Learning to control a battery through reinforcement

Abstract

Battery energy storage systems offer control over energy use and enable energy arbitrage (EA) helping to lower energy costs. However, battery owners currently fail to optimally exploit these systems for EA as the battery lifetime decreases, and many EA approaches incorrectly assume constant battery capacity. Battery performance declines over time resulting in reduced capacity that limits the economic benefits. Therefore, considering battery degradation is key to balancing economic profit and lifetime. In response, this work applies reinforcement learning to control a battery providing residential EA services and proposes a semi-supervised learning model to consider degradation.
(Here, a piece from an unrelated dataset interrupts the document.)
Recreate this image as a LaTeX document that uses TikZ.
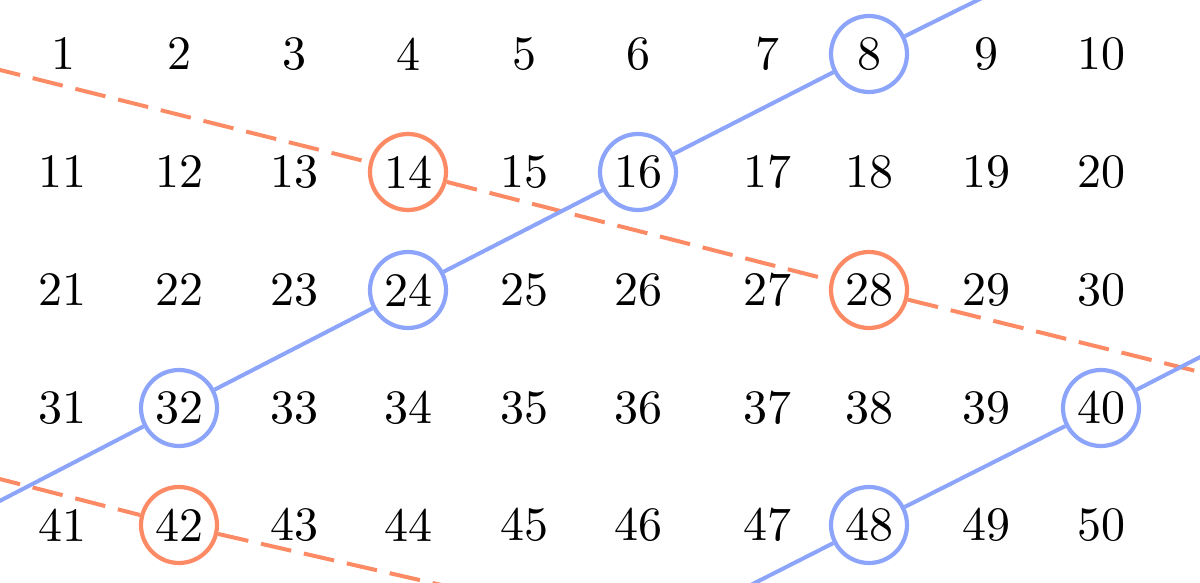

Case studies investigate three scenarios: 1) the approach is trained on a battery with an unrealistic constant maximum capacity to serve as a baseline, 2) the actions from the first scenario are applied to a real-world environment with a battery experiencing capacity decay to acknowledge the effect of neglecting degradation and 3) the approach considers a battery with a real decreasing capacity. Results show not considering degradation when operating a battery (scenario 2), leads to profits 13% lower than the ones obtained in the ideal case (scenario 1). If degradation is considered (scenario 3), the profits are only 4% lower than the profits obtained in the ideal case (scenario 1) and the battery's lifetime is extended by 20% compared to the lifetime achieved when not considering degradation (scenario 2).